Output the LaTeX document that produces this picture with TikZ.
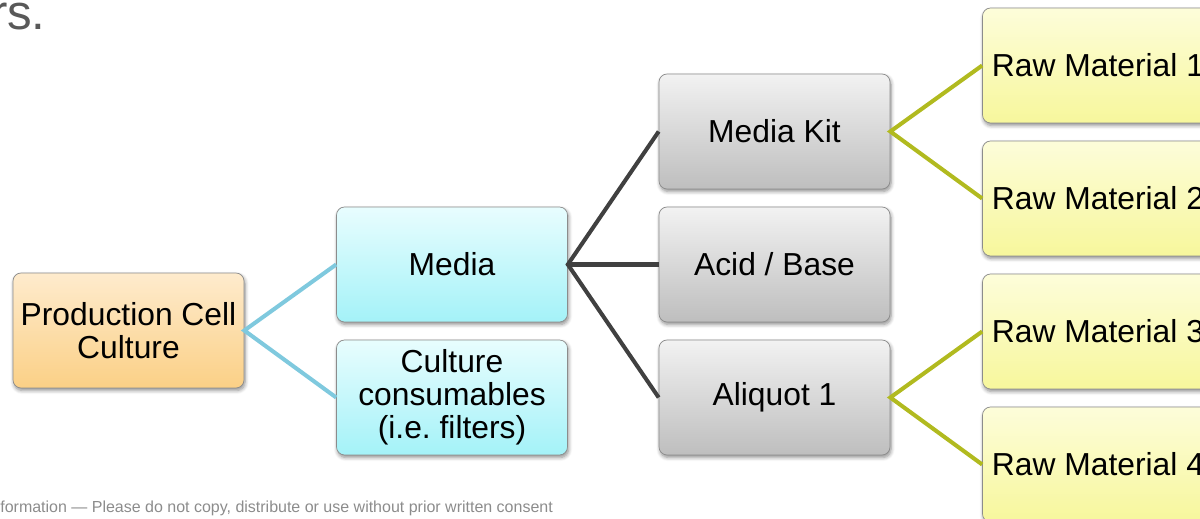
\documentclass[tikz,border=0pt]{standalone}
\usepackage{fontspec}
\setmainfont{Liberation Sans}
\usetikzlibrary{shadows.blur}
\definecolor{RootTop}{HTML}{FEEBCD}
\definecolor{RootBot}{HTML}{FBD086}
\definecolor{CyanTop}{HTML}{E8FDFE}
\definecolor{CyanBot}{HTML}{A4F2F8}
\definecolor{GrayTop}{HTML}{F2F2F2}
\definecolor{GrayBot}{HTML}{BEBEBE}
\definecolor{YellTop}{HTML}{FDFDDA}
\definecolor{YellBot}{HTML}{F7F79C}
\definecolor{LinkCyan}{HTML}{7FC9DE}
\definecolor{LinkGray}{HTML}{404040}
\definecolor{LinkOlive}{HTML}{B1BA1F}

\begin{document}
\begin{tikzpicture}[
    x=0.02cm, y=-0.02cm,
    box/.style={
        rectangle, rounded corners=0.16cm, draw=black!45, thin,
        minimum width=4.62cm, minimum height=2.3cm, inner sep=0,
        align=center, font=\fontsize{18.1}{18.7}\selectfont\frenchspacing,
        blur shadow={shadow xshift=0.6pt, shadow yshift=-1.4pt,
            shadow blur steps=6, shadow opacity=45}},
    rootbox/.style={box, top color=RootTop, bottom color=RootBot},
    cyanbox/.style={box, top color=CyanTop, bottom color=CyanBot},
    graybox/.style={box, top color=GrayTop, bottom color=GrayBot},
    yellbox/.style={box, top color=YellTop, bottom color=YellBot},
    link/.style={line width=2.3pt}]

\useasboundingbox (0,0) rectangle (1200,519);
\clip (0,0) rectangle (1200,519);

% title remnant and footer
\node (TITLE) [anchor=base east, inner sep=0, text=black!65,
    font=\fontsize{28}{30}\selectfont] at (46,30) {rs.};
\node (FOOTER) [anchor=base west, inner sep=0, text=black!45,
    font=\fontsize{9.1}{10}\selectfont] at (0,513)
    {formation --- Please do not copy, distribute or use without prior written consent};

% tree
\node (PCC)   [rootbox] at (128.5,330.5) {Production Cell\\Culture};
\node (MEDIA) [cyanbox] at (452,264.5)   {Media};
\node (CONS)  [cyanbox] at (452,397.5)   {Culture\\consumables\\(i.e. filters)};
\node (KIT)   [graybox] at (774.5,131.5) {Media Kit};
\node (ACID)  [graybox] at (774.5,264.5) {Acid / Base};
\node (ALIQ)  [graybox] at (774.5,397.5) {Aliquot 1};
\node (RM1)   [yellbox] at (1098,65.5)   {Raw Material 1};
\node (RM2)   [yellbox] at (1098,198.5)  {Raw Material 2};
\node (RM3)   [yellbox] at (1098,331.5)  {Raw Material 3};
\node (RM4)   [yellbox] at (1098,464.5)  {Raw Material 4};

\draw[link, LinkCyan] (MEDIA.west) -- (PCC.east) -- (CONS.west);
\draw[link, LinkGray] (KIT.west) -- (MEDIA.east) -- (ALIQ.west);
\draw[link, LinkGray] (MEDIA.east) -- (ACID.west);
\draw[link, LinkOlive] (RM1.west) -- (KIT.east) -- (RM2.west);
\draw[link, LinkOlive] (RM3.west) -- (ALIQ.east) -- (RM4.west);

\end{tikzpicture}
\end{document}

Exercise objective
Reproduce all of the data exactly, omitting each picture it holds.

Answer to this exercise
Output the LaTeX document that produces this picture with TikZ.
\documentclass[tikz,border=0pt]{standalone}
\usepackage{fontspec}
\setmainfont{Liberation Sans}
\usetikzlibrary{shadows.blur}
\definecolor{RootTop}{HTML}{FEEBCD}
\definecolor{RootBot}{HTML}{FBD086}
\definecolor{CyanTop}{HTML}{E8FDFE}
\definecolor{CyanBot}{HTML}{A4F2F8}
\definecolor{GrayTop}{HTML}{F2F2F2}
\definecolor{GrayBot}{HTML}{BEBEBE}
\definecolor{YellTop}{HTML}{FDFDDA}
\definecolor{YellBot}{HTML}{F7F79C}
\definecolor{LinkCyan}{HTML}{7FC9DE}
\definecolor{LinkGray}{HTML}{404040}
\definecolor{LinkOlive}{HTML}{B1BA1F}

\begin{document}
\begin{tikzpicture}[
    x=0.02cm, y=-0.02cm,
    box/.style={
        rectangle, rounded corners=0.16cm, draw=black!45, thin,
        minimum width=4.62cm, minimum height=2.3cm, inner sep=0,
        align=center, font=\fontsize{18.1}{18.7}\selectfont\frenchspacing,
        blur shadow={shadow xshift=0.6pt, shadow yshift=-1.4pt,
            shadow blur steps=6, shadow opacity=45}},
    rootbox/.style={box, top color=RootTop, bottom color=RootBot},
    cyanbox/.style={box, top color=CyanTop, bottom color=CyanBot},
    graybox/.style={box, top color=GrayTop, bottom color=GrayBot},
    yellbox/.style={box, top color=YellTop, bottom color=YellBot},
    link/.style={line width=2.3pt}]

\useasboundingbox (0,0) rectangle (1200,519);
\clip (0,0) rectangle (1200,519);

% title remnant and footer
\node (TITLE) [anchor=base east, inner sep=0, text=black!65,
    font=\fontsize{28}{30}\selectfont] at (46,30) {rs.};
\node (FOOTER) [anchor=base west, inner sep=0, text=black!45,
    font=\fontsize{9.1}{10}\selectfont] at (0,513)
    {formation --- Please do not copy, distribute or use without prior written consent};

% tree
\node (PCC)   [rootbox] at (128.5,330.5) {Production Cell\\Culture};
\node (MEDIA) [cyanbox] at (452,264.5)   {Media};
\node (CONS)  [cyanbox] at (452,397.5)   {Culture\\consumables\\(i.e. filters)};
\node (KIT)   [graybox] at (774.5,131.5) {Media Kit};
\node (ACID)  [graybox] at (774.5,264.5) {Acid / Base};
\node (ALIQ)  [graybox] at (774.5,397.5) {Aliquot 1};
\node (RM1)   [yellbox] at (1098,65.5)   {Raw Material 1};
\node (RM2)   [yellbox] at (1098,198.5)  {Raw Material 2};
\node (RM3)   [yellbox] at (1098,331.5)  {Raw Material 3};
\node (RM4)   [yellbox] at (1098,464.5)  {Raw Material 4};

\draw[link, LinkCyan] (MEDIA.west) -- (PCC.east) -- (CONS.west);
\draw[link, LinkGray] (KIT.west) -- (MEDIA.east) -- (ALIQ.west);
\draw[link, LinkGray] (MEDIA.east) -- (ACID.west);
\draw[link, LinkOlive] (RM1.west) -- (KIT.east) -- (RM2.west);
\draw[link, LinkOlive] (RM3.west) -- (ALIQ.east) -- (RM4.west);

\end{tikzpicture}
\end{document}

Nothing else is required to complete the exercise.